No, there is no entrance exam.  Most students start with the basics in kindergarten and move up together from there. I think the difference in abilities sort of evens out over time. Perhaps some choose not to attend because they don't feel it is a good match for their child. But legally, they can't turn anyone away from the lottery.

 

I think the trick for the behind kiddos is to catch the problem before it becomes a real issue and they are so far behind that they can't get caught up. If a child is out of school for a week because they are sick, they will receive this type of 1:1 to get caught up. One of DS's best friends got about two weeks of help at the beginning of kindy to help him with letter sounds and hasn't needed any help since. IDK really, but it seems to work.

post #11 of 12
Quote:
Originally Posted by NZJMama View Post

I think the difference in abilities sort of evens out over time. 

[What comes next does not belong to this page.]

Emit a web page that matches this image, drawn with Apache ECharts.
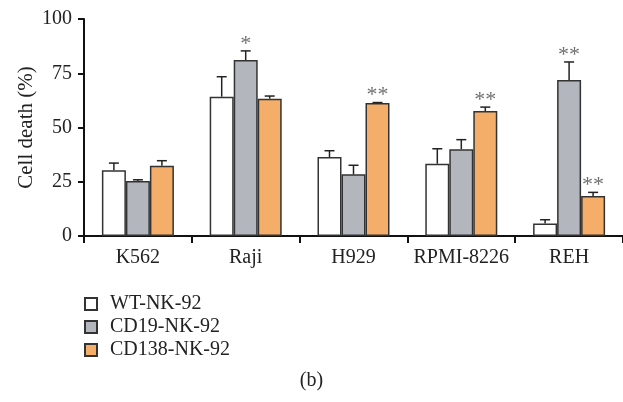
<!DOCTYPE html>
<html>
<head>
<meta charset="utf-8">
<script src="https://cdn.jsdelivr.net/npm/echarts@6/dist/echarts.min.js"></script>
<style>
  html, body { margin: 0; padding: 0; background: #fff; }
  #chart { width: 623px; height: 402px; }
</style>
</head>
<body>
<div id="chart"></div>
<script>
// 数据
var categories = ['K562', 'Raji', 'H929', 'RPMI-8226', 'REH'];
var seriesNames = ['WT-NK-92', 'CD19-NK-92', 'CD138-NK-92'];
var wtValues = [30.3, 64.2, 36.4, 33.3, 5.8];
var wtErrTop = [33.6, 73.4, 39.3, 40.2, 7.5];
var cd19Values = [25.3, 81.1, 28.4, 40.0, 71.9];
var cd19ErrTop = [25.9, 85.3, 32.6, 44.4, 80.2];
var cd138Values = [32.4, 63.3, 61.3, 57.6, 18.4];
var cd138ErrTop = [34.7, 64.5, 61.5, 59.4, 20.1];
var wtStars = ['', '', '', '', ''];
var cd19Stars = ['', '*', '', '', '**'];
var cd138Stars = ['', '', '**', '**', '**'];
var yTicks = [0, 25, 50, 75, 100];

var font = '"Liberation Serif", "DejaVu Serif", serif';
var colors = ['#ffffff', '#b4b6bd', '#f5ae69'];
var barW = 24;

var chart = echarts.init(document.getElementById('chart'));

function errSeries(idx, values, tops, stars) {
  var data = values.map(function (v, i) { return [i, v, tops[i], stars[i]]; });
  return {
    type: 'custom',
    z: 5,
    silent: true,
    data: data,
    renderItem: function (params, api) {
      var p0 = api.coord([api.value(0), api.value(1)]);
      var p1 = api.coord([api.value(0), api.value(2)]);
      var x = p0[0] + (idx - 1) * barW;
      var star = data[params.dataIndex][3];
      var children = [
        { type: 'line', shape: { x1: x, y1: p0[1], x2: x, y2: p1[1] }, style: { stroke: '#222', lineWidth: 1.5 } },
        { type: 'line', shape: { x1: x - 5, y1: p1[1], x2: x + 5, y2: p1[1] }, style: { stroke: '#222', lineWidth: 1.5 } }
      ];
      if (star) {
        children.push({
          type: 'text',
          style: { text: star, x: x, y: p1[1] + 4, align: 'center', verticalAlign: 'bottom',
                   fill: '#707070', font: '22px ' + font }
        });
      }
      return { type: 'group', children: children };
    }
  };
}

function barSeries(idx, values) {
  return {
    name: seriesNames[idx],
    type: 'bar',
    data: values,
    barWidth: barW,
    barGap: '0%',
    itemStyle: { color: colors[idx], borderColor: '#333', borderWidth: 1.5 }
  };
}

chart.setOption({
  animation: false,
  title: {
    text: '(b)',
    left: 'center',
    top: 366,
    textStyle: { fontFamily: font, fontSize: 20, fontWeight: 'normal', color: '#222' }
  },
  legend: {
    orient: 'vertical',
    left: 79,
    top: 289,
    itemWidth: 12,
    itemHeight: 12,
    itemGap: 3,
    icon: 'rect',
    data: seriesNames,
    textStyle: { fontFamily: font, fontSize: 20, color: '#222', padding: [0, 0, 0, 8] }
  },
  grid: { left: 84, top: 19, right: -10, height: 217 },
  xAxis: {
    type: 'category',
    data: categories,
    axisLine: { lineStyle: { color: '#111', width: 2 } },
    axisTick: { show: true, length: 7, lineStyle: { color: '#111', width: 2 } },
    axisLabel: { interval: 0, fontFamily: font, fontSize: 20, color: '#222', margin: 12 }
  },
  yAxis: {
    type: 'value',
    min: yTicks[0],
    max: yTicks[yTicks.length - 1],
    interval: 25,
    name: 'Cell death (%)',
    nameLocation: 'middle',
    nameGap: 47,
    nameMoveOverlap: false,
    nameTextStyle: { fontFamily: font, fontSize: 21, color: '#222' },
    axisLine: { show: true, lineStyle: { color: '#111', width: 2 } },
    axisTick: { show: true, length: 6, lineStyle: { color: '#111', width: 2 } },
    splitLine: { show: false },
    axisLabel: { fontFamily: font, fontSize: 20, color: '#222', margin: 12 }
  },
  series: [
    barSeries(0, wtValues),
    barSeries(1, cd19Values),
    barSeries(2, cd138Values),
    errSeries(0, wtValues, wtErrTop, wtStars),
    errSeries(1, cd19Values, cd19ErrTop, cd19Stars),
    errSeries(2, cd138Values, cd138ErrTop, cd138Stars)
  ]
});
</script>
</body>
</html>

I think you'd expect that when the kids are been taught identically. There would be a strong homogenizing effect.

 

What you describe makes me think a little of our French immersion schools here in Canada. While there's no pre-screening, there is a self-selection bias for kids who are a little brighter than average and who are felt to be keen on school-like challenge. There's an assumption that the additional challenge of second-language learning will be enough to satisfy gifted children (though it really works best for the high achievers). There's little differentiation compared to English schools. And, most troublingly, there's a fair bit of attrition between 2nd and 4th grades. Kids who are not keeping up with the class, who are having reading difficulties, who are not "catching on" or "catching up" with extra help, or who have attentional and behavioural issues that create management problems in the classroom, are quietly redirected into regular non-immersion schools. It's not always evident within the school culture, because the kids just disappear at the end of a school year not to return the next, but from hanging out on parenting message boards in Canada I know it happens a lot.

 

Miranda

post #12 of 12

My kids' school uses direct instruction. The only grouping I'm aware of in Elementary school is the English speakers program. Once they start learning English in 3rd grade, there is English for English speakers, and English for Israelis. Within the English speaker class it is individualized instruction. So far it seems to be working well for my kids.